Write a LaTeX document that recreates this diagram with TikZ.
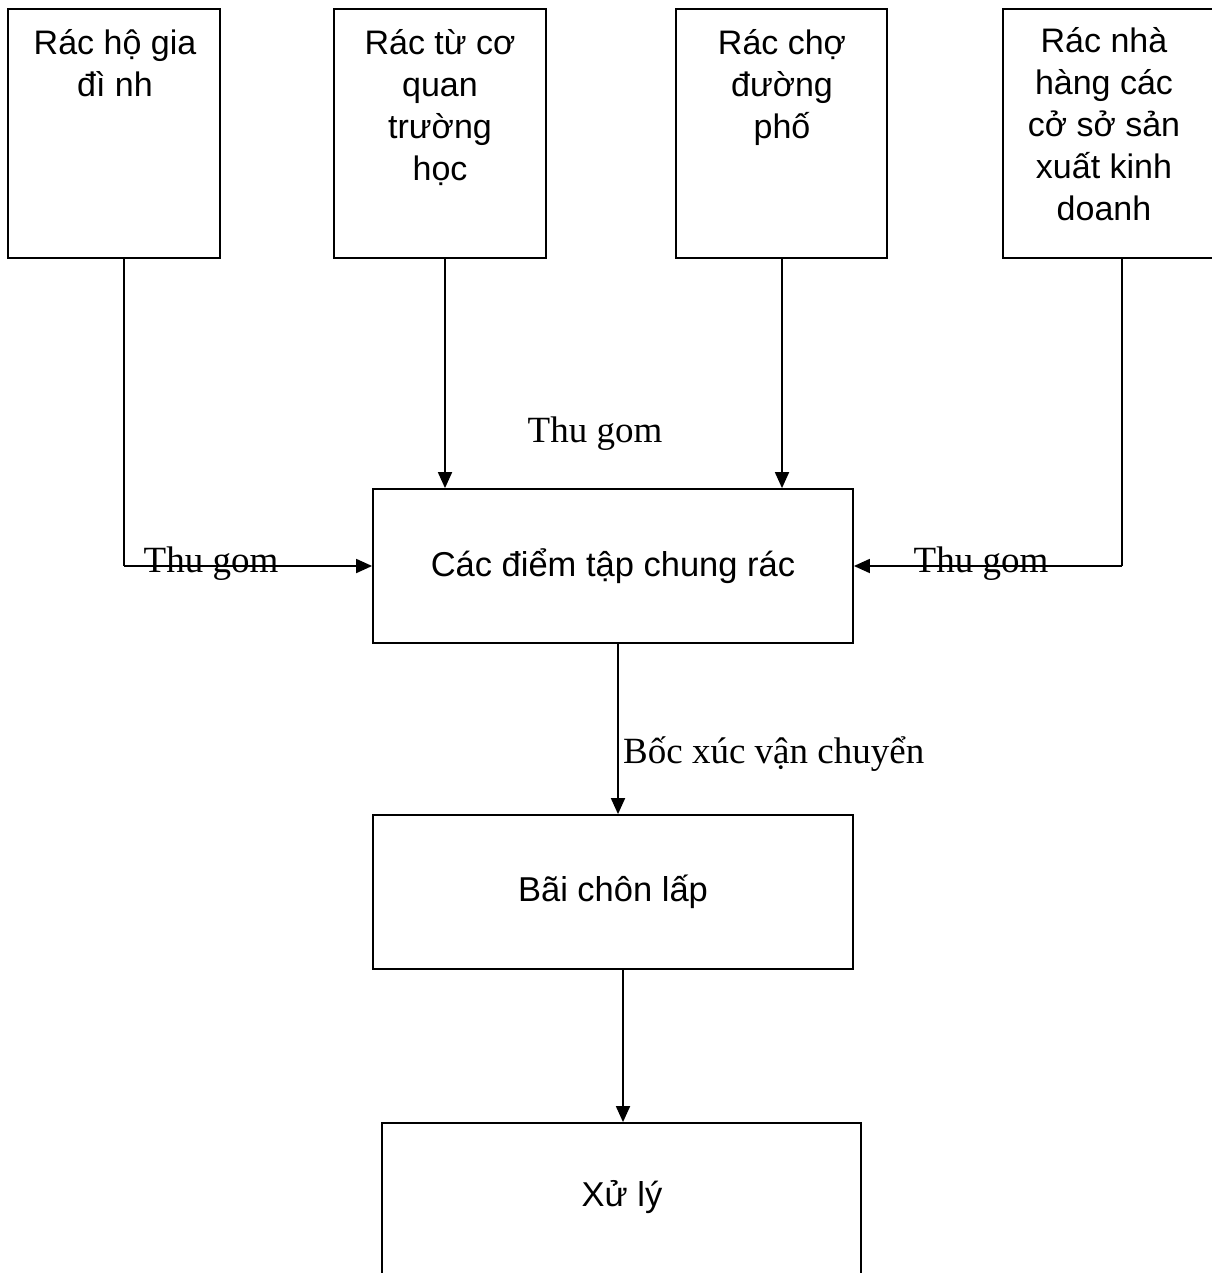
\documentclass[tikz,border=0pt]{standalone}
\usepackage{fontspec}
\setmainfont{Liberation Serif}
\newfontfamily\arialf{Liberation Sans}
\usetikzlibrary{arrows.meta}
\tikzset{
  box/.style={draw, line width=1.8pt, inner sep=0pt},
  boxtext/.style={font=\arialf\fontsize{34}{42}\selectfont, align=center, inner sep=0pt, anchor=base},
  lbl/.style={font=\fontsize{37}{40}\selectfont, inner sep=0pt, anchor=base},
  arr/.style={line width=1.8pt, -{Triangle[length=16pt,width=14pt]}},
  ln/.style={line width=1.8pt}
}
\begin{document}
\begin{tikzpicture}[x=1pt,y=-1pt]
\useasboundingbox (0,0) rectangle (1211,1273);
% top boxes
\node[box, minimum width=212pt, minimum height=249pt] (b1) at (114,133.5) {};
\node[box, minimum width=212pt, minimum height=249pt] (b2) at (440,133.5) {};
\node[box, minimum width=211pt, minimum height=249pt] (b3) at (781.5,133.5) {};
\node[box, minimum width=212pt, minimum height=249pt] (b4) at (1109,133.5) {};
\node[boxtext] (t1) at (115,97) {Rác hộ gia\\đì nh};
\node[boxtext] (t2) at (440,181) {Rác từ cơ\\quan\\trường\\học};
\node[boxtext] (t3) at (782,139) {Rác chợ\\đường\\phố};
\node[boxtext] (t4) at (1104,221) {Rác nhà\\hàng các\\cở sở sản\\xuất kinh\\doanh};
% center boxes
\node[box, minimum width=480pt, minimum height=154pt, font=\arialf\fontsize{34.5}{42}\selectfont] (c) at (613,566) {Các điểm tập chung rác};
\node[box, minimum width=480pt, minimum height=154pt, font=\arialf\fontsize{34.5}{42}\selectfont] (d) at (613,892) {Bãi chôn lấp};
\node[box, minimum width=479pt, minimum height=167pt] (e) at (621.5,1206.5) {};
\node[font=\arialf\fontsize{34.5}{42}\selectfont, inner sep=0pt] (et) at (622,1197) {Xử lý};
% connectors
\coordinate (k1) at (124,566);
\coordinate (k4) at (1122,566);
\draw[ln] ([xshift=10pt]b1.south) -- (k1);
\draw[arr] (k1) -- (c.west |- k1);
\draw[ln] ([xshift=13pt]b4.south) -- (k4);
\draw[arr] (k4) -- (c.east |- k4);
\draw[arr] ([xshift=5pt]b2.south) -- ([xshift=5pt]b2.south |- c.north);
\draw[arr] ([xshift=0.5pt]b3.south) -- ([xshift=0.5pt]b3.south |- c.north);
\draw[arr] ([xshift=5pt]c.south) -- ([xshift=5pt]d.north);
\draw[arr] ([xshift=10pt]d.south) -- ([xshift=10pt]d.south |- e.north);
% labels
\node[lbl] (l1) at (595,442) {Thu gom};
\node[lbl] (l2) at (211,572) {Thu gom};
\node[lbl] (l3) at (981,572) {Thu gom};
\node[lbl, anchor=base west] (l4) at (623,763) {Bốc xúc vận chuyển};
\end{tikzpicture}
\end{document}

******

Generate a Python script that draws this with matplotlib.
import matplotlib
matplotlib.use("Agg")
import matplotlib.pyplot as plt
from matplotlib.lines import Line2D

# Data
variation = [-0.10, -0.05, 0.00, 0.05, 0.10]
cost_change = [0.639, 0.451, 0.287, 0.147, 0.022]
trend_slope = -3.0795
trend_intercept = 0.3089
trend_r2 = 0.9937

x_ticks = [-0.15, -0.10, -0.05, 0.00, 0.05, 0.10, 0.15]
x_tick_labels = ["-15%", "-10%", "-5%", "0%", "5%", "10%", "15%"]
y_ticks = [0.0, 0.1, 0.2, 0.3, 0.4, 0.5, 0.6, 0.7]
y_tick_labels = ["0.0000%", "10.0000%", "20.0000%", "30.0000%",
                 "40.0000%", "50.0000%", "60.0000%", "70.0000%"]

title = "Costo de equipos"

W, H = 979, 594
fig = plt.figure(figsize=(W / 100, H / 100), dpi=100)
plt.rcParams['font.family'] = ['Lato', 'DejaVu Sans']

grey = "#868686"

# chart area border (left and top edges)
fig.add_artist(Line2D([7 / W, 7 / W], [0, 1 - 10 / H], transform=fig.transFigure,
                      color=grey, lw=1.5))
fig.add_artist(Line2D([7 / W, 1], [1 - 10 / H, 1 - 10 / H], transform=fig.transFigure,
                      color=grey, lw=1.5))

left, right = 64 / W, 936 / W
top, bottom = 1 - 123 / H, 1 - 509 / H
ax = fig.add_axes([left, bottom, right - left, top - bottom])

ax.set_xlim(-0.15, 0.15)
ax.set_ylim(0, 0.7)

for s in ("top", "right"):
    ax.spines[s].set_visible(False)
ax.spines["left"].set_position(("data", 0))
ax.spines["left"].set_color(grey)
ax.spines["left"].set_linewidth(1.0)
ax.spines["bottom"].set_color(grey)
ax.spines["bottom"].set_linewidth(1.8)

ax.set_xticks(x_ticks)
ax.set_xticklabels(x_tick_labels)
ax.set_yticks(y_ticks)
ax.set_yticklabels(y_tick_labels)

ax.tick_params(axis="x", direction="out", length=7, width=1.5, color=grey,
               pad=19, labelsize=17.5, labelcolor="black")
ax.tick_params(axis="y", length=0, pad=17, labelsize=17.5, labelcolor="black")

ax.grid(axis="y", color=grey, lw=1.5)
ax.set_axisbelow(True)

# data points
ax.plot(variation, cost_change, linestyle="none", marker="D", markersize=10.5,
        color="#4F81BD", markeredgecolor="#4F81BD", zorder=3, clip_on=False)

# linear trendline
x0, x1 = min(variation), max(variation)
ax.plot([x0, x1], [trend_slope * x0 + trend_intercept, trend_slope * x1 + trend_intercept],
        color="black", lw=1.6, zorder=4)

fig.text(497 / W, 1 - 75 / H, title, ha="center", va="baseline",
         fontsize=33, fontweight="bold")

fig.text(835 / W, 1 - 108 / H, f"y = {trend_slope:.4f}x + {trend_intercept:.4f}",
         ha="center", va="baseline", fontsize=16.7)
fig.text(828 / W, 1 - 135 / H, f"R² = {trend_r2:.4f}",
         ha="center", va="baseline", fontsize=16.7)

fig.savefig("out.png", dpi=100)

******

_What to do:_
Print exactly the run of lines that starts at the line with "Generate a Python" and ends at the line with "ax.set_ylim(0, 0.7)". Leave out every other line.

_Exercise result:_
Generate a Python script that draws this with matplotlib.
import matplotlib
matplotlib.use("Agg")
import matplotlib.pyplot as plt
from matplotlib.lines import Line2D

# Data
variation = [-0.10, -0.05, 0.00, 0.05, 0.10]
cost_change = [0.639, 0.451, 0.287, 0.147, 0.022]
trend_slope = -3.0795
trend_intercept = 0.3089
trend_r2 = 0.9937

x_ticks = [-0.15, -0.10, -0.05, 0.00, 0.05, 0.10, 0.15]
x_tick_labels = ["-15%", "-10%", "-5%", "0%", "5%", "10%", "15%"]
y_ticks = [0.0, 0.1, 0.2, 0.3, 0.4, 0.5, 0.6, 0.7]
y_tick_labels = ["0.0000%", "10.0000%", "20.0000%", "30.0000%",
                 "40.0000%", "50.0000%", "60.0000%", "70.0000%"]

title = "Costo de equipos"

W, H = 979, 594
fig = plt.figure(figsize=(W / 100, H / 100), dpi=100)
plt.rcParams['font.family'] = ['Lato', 'DejaVu Sans']

grey = "#868686"

# chart area border (left and top edges)
fig.add_artist(Line2D([7 / W, 7 / W], [0, 1 - 10 / H], transform=fig.transFigure,
                      color=grey, lw=1.5))
fig.add_artist(Line2D([7 / W, 1], [1 - 10 / H, 1 - 10 / H], transform=fig.transFigure,
                      color=grey, lw=1.5))

left, right = 64 / W, 936 / W
top, bottom = 1 - 123 / H, 1 - 509 / H
ax = fig.add_axes([left, bottom, right - left, top - bottom])

ax.set_xlim(-0.15, 0.15)
ax.set_ylim(0, 0.7)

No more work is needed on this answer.